[START OF Information given]

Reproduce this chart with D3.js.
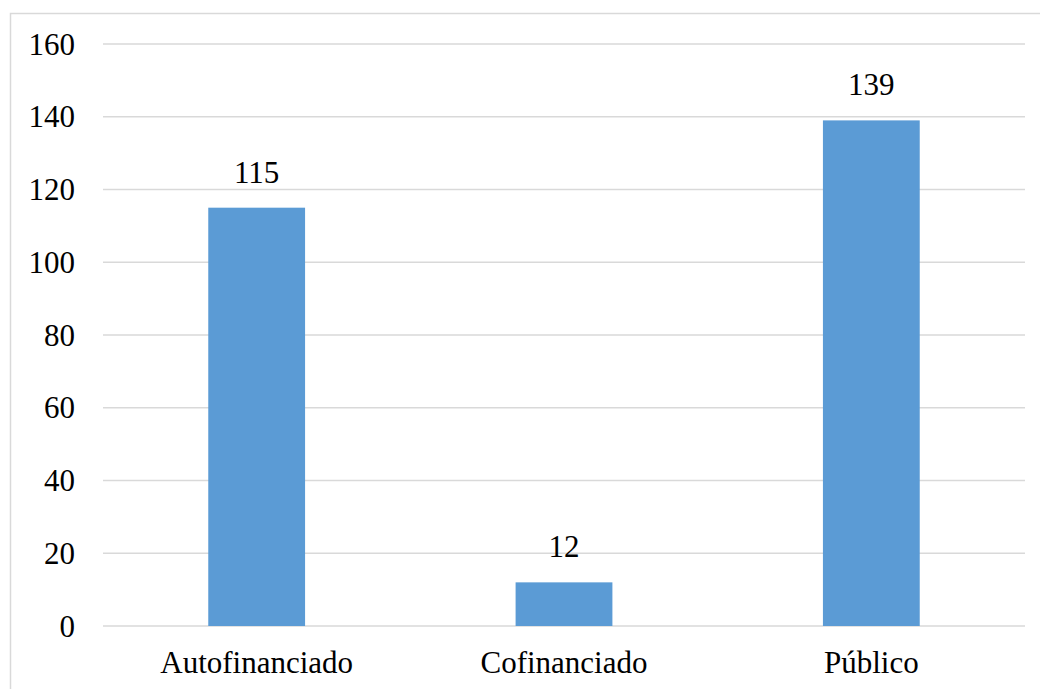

[END OF Information given]
[START OF Information given]

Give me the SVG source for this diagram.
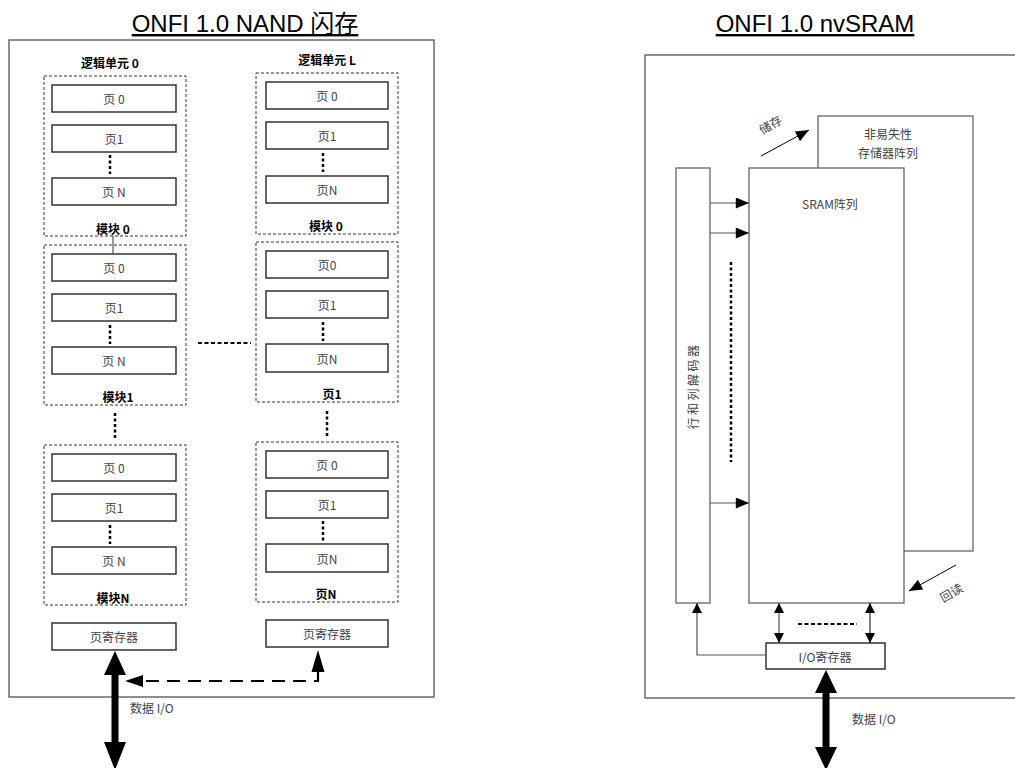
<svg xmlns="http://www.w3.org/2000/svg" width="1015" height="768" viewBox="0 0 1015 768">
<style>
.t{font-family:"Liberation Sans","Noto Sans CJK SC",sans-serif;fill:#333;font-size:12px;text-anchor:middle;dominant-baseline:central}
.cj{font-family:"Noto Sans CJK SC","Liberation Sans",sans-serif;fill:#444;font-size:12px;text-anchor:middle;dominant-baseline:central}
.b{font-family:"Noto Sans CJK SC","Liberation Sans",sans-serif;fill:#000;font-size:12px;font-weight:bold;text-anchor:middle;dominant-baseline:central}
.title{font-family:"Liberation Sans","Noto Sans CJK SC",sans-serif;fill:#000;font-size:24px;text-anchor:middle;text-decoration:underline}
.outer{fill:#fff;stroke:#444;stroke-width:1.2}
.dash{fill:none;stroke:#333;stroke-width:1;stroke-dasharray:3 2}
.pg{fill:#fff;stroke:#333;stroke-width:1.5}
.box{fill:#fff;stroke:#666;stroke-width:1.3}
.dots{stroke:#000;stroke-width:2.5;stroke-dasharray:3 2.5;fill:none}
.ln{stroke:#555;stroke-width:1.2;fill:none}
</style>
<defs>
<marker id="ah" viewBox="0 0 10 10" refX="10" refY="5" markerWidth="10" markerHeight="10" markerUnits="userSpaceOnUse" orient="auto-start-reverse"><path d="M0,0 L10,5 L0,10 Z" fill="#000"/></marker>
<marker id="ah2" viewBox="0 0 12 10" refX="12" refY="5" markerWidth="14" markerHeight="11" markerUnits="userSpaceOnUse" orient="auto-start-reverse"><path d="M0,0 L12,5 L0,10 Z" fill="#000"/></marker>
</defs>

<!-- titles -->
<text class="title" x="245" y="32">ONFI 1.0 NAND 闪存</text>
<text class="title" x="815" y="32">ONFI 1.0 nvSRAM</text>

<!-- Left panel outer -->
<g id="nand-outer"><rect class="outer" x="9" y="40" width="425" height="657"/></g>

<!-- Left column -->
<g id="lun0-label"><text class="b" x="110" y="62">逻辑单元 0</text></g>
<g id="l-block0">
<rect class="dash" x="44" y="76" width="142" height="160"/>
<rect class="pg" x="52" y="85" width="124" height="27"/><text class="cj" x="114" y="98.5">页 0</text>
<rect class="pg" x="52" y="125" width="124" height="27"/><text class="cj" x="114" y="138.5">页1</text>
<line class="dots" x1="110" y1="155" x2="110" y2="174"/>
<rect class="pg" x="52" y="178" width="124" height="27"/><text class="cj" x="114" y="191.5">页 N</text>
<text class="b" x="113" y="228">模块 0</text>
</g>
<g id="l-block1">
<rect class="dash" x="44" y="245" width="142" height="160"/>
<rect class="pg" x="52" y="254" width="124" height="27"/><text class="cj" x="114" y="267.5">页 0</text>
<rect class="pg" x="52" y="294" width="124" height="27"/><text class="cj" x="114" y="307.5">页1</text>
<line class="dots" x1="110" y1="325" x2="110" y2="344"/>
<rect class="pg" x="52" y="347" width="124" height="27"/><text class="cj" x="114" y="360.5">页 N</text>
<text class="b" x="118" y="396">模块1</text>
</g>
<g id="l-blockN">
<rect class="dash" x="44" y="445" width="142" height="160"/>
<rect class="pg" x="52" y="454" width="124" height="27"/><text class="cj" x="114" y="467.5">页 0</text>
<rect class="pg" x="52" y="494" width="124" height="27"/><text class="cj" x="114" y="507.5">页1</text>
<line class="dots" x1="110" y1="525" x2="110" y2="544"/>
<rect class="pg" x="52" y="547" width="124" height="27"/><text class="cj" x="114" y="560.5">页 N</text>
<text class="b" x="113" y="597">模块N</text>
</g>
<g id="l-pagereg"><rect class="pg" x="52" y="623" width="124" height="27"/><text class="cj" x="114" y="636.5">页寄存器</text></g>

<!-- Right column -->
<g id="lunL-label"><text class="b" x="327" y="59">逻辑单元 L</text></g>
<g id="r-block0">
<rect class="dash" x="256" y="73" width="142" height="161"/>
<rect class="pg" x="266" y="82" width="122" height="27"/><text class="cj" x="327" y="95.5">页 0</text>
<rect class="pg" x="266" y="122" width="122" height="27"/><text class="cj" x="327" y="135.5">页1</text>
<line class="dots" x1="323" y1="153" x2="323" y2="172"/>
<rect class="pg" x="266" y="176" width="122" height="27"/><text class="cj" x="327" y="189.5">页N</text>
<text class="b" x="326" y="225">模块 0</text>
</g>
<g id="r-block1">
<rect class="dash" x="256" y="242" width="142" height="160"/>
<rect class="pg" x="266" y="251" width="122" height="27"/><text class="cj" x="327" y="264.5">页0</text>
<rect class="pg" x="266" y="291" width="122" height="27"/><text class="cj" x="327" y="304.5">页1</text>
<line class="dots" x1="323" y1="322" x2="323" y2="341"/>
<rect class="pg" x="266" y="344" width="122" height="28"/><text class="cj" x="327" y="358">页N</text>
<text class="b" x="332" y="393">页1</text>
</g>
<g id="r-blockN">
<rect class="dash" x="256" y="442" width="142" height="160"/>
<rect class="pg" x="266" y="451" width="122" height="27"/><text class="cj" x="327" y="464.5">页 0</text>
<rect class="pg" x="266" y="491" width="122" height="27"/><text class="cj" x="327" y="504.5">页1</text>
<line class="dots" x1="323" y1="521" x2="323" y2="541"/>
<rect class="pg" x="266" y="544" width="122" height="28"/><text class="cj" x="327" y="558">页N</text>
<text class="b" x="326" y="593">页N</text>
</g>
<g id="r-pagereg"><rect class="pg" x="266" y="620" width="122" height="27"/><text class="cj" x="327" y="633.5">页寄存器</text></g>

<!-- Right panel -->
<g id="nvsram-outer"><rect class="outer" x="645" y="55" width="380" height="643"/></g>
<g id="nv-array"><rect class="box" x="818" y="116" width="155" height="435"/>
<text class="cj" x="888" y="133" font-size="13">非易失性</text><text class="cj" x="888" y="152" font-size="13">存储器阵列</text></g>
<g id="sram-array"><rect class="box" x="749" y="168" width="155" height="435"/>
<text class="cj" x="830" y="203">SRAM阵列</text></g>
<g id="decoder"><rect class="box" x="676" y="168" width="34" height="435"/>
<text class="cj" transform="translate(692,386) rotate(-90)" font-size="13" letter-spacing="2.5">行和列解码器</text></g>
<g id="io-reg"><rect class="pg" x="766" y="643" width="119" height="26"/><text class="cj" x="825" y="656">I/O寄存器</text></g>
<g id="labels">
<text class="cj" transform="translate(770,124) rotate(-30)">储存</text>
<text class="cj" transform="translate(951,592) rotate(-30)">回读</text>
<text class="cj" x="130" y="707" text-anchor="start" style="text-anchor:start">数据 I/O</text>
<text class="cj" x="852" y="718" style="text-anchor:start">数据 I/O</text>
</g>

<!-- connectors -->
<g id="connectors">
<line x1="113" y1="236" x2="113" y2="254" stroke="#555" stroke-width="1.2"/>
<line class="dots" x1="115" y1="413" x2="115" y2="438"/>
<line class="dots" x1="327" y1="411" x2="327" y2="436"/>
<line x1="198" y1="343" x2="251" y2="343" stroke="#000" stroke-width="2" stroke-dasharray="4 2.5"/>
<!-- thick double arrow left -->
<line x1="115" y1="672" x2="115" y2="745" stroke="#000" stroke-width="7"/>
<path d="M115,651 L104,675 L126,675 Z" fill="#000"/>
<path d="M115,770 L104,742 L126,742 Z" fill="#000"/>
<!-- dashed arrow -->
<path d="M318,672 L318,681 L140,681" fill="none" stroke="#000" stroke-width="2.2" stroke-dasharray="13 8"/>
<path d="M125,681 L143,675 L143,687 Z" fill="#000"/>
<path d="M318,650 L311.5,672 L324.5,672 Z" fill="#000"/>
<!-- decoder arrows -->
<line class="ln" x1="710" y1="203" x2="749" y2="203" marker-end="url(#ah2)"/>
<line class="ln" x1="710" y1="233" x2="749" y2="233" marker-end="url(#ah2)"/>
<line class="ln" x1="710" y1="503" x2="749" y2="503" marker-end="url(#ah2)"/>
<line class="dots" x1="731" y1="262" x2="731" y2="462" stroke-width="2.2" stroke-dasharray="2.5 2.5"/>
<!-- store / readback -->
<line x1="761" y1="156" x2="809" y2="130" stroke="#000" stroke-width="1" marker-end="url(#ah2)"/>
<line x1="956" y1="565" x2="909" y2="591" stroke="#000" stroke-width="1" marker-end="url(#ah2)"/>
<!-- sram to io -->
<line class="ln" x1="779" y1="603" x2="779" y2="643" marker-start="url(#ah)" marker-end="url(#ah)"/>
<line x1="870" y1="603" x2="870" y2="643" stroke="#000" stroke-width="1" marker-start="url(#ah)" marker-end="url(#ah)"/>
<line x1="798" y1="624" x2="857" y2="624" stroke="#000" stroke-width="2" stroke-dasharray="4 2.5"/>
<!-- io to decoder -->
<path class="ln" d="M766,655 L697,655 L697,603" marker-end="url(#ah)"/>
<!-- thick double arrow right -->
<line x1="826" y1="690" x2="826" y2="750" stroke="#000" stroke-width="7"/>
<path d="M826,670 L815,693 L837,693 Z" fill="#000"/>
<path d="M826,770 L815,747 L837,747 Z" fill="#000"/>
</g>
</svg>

[END OF Information given]

Exercise brief – Find the lines that include the string "this", then copy each of them.

Final result –
Reproduce this chart with D3.js.
Give me the SVG source for this diagram.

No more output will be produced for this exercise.